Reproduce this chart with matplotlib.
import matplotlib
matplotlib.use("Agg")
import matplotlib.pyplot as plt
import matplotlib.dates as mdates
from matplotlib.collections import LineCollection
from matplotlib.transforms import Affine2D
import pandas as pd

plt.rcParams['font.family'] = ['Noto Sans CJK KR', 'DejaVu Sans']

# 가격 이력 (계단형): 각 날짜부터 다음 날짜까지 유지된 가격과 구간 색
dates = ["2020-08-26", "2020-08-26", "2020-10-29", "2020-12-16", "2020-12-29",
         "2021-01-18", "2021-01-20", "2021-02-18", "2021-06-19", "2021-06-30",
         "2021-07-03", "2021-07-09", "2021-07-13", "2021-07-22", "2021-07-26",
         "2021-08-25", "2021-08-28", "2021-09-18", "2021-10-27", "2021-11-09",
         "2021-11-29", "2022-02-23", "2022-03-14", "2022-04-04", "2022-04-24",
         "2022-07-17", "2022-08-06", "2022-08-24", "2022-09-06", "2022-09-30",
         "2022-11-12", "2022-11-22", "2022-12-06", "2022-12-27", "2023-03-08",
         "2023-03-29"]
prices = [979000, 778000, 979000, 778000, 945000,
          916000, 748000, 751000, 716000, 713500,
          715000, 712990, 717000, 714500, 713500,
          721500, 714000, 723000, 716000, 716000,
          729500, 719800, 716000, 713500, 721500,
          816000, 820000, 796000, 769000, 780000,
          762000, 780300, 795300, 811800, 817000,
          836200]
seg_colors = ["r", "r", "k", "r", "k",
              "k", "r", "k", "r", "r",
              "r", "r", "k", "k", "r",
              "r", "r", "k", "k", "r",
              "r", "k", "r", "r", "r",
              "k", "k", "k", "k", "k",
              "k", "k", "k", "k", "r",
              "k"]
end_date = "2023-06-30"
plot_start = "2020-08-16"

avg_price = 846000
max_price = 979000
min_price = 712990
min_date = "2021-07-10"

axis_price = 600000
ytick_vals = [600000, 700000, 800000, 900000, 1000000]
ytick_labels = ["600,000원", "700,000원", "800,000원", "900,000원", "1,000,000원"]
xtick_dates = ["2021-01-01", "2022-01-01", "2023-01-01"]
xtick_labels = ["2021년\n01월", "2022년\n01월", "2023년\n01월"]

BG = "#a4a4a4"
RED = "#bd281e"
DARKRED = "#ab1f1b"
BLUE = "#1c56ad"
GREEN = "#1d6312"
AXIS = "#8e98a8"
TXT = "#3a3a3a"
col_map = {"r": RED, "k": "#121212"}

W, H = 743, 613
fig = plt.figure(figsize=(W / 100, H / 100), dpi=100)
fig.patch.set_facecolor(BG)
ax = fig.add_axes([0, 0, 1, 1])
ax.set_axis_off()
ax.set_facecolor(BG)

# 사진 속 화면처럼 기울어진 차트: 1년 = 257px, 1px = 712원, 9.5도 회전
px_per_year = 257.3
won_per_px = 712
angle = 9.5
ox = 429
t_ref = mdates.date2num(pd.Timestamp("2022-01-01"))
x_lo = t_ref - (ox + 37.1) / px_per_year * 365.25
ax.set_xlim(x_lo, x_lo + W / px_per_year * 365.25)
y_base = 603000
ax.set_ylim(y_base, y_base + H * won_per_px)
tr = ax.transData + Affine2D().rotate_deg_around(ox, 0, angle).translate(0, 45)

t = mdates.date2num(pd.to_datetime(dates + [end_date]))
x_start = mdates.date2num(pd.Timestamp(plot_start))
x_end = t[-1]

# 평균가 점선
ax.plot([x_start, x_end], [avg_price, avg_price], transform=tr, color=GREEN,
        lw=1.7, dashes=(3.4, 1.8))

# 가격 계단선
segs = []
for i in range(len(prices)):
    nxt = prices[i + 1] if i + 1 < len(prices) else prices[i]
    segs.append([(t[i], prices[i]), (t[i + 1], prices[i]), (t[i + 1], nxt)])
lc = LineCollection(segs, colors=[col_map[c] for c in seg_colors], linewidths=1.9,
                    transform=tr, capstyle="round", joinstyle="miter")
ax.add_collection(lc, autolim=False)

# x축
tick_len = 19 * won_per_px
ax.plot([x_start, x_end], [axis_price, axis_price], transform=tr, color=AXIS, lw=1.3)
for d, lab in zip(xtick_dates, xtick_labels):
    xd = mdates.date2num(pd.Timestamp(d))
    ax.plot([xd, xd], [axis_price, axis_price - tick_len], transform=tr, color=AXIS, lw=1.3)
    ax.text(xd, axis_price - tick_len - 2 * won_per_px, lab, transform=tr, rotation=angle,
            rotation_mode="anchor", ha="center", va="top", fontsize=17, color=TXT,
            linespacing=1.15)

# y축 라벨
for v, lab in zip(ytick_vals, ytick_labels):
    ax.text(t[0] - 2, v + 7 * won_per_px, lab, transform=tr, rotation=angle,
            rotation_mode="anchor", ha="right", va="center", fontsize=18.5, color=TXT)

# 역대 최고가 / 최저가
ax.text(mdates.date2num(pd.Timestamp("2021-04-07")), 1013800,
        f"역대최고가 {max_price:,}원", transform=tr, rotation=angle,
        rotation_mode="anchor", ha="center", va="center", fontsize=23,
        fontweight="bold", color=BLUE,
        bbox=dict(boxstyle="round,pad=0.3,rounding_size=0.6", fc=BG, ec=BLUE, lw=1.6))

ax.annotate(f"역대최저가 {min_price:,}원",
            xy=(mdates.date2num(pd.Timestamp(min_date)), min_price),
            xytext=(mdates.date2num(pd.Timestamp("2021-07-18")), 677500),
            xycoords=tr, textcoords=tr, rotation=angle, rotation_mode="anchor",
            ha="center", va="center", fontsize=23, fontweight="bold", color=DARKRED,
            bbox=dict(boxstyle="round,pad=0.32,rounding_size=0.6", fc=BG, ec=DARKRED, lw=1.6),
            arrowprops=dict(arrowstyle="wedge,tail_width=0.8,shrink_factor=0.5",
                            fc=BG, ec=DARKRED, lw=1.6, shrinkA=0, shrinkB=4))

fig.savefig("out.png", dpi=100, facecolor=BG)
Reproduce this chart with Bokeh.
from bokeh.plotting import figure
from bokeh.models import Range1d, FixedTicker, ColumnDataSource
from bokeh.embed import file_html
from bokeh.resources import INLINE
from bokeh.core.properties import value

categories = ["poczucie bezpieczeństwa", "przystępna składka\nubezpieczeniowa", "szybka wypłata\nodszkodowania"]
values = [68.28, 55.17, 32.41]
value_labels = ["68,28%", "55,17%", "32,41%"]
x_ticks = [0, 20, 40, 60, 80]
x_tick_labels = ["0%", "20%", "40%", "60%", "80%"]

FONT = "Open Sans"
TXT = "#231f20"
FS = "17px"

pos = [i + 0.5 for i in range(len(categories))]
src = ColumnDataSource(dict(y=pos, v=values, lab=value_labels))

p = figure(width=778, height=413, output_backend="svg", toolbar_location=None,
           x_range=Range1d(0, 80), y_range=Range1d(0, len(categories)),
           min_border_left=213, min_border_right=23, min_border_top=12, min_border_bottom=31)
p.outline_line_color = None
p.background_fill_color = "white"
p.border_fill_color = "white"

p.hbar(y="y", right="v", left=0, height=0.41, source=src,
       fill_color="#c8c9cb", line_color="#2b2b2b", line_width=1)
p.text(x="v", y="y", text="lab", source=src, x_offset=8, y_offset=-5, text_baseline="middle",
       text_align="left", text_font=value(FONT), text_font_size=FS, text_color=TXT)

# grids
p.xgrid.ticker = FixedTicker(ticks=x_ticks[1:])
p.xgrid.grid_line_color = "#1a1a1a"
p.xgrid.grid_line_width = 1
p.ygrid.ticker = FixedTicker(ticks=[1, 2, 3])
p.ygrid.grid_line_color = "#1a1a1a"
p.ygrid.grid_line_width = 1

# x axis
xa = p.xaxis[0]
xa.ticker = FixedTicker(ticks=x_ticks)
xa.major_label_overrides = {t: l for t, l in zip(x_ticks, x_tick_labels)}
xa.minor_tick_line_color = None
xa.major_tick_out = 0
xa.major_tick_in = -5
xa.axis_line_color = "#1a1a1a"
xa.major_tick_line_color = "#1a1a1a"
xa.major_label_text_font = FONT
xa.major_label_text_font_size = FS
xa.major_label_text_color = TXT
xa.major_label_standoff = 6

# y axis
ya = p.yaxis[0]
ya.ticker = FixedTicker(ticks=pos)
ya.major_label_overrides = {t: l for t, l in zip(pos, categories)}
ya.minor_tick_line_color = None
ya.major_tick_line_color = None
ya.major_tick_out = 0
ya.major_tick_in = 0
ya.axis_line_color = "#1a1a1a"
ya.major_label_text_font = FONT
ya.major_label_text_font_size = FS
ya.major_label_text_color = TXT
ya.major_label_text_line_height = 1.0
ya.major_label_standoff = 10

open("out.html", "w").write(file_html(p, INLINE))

Written problem: Starting at the first line of the records, print each line exactly, stopping after the line that contains "plt.rcParams['font.family'] = ['Noto".

Output of the task:
Reproduce this chart with matplotlib.
import matplotlib
matplotlib.use("Agg")
import matplotlib.pyplot as plt
import matplotlib.dates as mdates
from matplotlib.collections import LineCollection
from matplotlib.transforms import Affine2D
import pandas as pd

plt.rcParams['font.family'] = ['Noto Sans CJK KR', 'DejaVu Sans']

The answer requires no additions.